> GIVEN INFORMATION
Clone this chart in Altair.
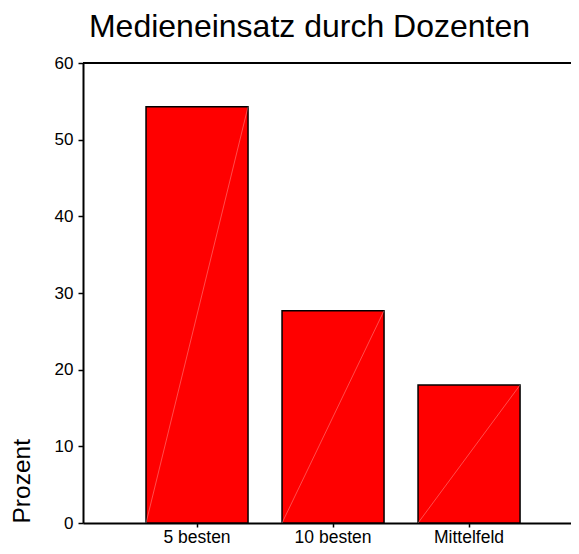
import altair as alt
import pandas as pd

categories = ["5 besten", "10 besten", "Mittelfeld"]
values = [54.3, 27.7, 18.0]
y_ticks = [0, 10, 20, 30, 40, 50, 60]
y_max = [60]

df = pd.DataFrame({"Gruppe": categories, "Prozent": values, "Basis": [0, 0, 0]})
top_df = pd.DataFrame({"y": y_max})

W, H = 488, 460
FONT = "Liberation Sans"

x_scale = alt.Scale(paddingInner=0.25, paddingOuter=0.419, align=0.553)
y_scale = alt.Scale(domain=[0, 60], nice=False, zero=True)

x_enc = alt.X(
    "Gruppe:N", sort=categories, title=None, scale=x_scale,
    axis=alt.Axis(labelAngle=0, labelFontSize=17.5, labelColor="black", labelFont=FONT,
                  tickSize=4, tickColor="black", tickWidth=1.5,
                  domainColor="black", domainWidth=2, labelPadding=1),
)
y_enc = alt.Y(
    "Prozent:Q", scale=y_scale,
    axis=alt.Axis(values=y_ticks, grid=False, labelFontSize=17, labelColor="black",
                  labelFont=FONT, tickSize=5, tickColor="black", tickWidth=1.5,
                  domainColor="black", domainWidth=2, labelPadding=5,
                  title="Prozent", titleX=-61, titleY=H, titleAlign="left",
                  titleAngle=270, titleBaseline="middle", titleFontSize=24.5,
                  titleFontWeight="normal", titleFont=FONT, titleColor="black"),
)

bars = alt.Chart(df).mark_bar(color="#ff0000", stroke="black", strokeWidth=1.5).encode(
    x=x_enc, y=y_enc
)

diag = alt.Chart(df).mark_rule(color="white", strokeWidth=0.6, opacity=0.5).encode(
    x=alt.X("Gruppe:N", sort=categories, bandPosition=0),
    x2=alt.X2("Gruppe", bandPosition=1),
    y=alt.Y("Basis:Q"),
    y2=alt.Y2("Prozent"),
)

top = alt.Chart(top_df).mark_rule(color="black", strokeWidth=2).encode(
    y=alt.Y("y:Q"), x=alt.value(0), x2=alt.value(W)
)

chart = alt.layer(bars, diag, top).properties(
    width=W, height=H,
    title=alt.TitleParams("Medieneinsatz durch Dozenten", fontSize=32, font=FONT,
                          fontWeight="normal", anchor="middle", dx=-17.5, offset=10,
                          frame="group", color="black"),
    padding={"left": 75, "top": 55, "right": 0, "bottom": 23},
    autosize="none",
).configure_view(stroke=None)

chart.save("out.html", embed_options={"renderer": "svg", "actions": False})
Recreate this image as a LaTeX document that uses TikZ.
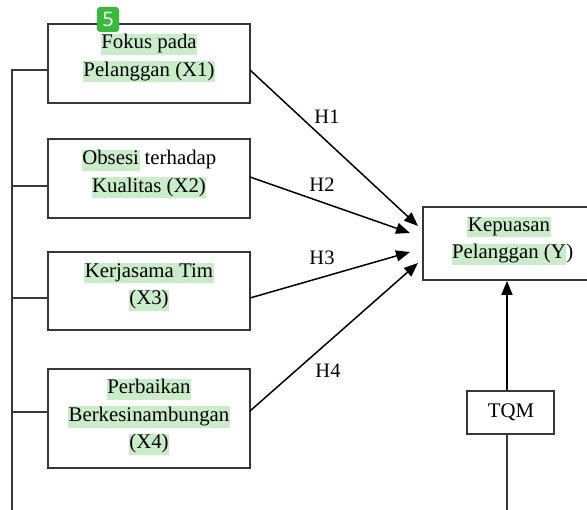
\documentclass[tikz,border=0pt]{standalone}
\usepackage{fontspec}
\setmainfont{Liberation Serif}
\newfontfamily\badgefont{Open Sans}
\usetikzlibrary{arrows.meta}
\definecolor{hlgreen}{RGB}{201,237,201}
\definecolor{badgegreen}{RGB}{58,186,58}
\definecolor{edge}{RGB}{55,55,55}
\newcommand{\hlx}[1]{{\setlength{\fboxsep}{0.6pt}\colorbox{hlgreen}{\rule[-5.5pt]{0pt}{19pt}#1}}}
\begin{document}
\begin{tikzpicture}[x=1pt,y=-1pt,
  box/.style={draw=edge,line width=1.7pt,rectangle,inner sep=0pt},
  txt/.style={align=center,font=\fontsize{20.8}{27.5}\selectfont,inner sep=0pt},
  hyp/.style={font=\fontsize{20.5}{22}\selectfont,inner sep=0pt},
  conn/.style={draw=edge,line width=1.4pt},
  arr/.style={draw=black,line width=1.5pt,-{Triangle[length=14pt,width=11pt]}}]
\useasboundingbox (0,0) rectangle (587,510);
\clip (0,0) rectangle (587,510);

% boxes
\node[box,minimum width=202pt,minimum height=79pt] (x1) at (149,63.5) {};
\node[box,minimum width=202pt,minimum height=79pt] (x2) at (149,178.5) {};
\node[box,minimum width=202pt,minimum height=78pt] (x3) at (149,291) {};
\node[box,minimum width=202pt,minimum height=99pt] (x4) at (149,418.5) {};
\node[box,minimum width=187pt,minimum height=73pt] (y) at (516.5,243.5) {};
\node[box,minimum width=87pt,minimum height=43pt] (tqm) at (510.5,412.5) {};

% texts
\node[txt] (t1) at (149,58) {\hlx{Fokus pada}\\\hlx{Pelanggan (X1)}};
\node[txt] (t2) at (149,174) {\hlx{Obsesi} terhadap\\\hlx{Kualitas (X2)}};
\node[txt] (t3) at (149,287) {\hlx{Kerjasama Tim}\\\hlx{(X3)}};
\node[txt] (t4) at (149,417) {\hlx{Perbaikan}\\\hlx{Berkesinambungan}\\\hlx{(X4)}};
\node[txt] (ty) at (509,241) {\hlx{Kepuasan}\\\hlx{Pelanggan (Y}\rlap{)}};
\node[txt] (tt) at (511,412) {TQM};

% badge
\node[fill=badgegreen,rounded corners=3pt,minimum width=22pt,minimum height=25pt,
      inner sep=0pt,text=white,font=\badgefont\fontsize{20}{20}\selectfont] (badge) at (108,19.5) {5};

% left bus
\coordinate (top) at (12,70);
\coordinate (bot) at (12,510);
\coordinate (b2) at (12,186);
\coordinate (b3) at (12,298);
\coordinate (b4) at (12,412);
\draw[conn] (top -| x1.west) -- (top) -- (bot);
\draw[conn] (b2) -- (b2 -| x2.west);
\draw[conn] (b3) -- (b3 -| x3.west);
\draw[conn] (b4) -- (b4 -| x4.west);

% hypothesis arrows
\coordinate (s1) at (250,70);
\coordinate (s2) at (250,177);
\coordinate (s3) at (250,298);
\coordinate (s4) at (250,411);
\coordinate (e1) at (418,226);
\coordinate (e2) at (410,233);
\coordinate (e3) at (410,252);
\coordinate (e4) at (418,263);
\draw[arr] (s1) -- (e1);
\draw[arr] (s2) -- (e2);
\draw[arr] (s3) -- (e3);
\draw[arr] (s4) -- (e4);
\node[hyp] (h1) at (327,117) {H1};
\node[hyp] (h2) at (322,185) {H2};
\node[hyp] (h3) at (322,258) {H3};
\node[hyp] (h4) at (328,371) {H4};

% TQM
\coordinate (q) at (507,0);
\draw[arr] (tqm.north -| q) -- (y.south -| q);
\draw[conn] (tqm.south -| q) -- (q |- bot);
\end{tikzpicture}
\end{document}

> WORK TO BE COMPLETED
Where a line of the material above holds the string "this", copy that line.

> COMPLETED EXERCISE
Clone this chart in Altair.
Recreate this image as a LaTeX document that uses TikZ.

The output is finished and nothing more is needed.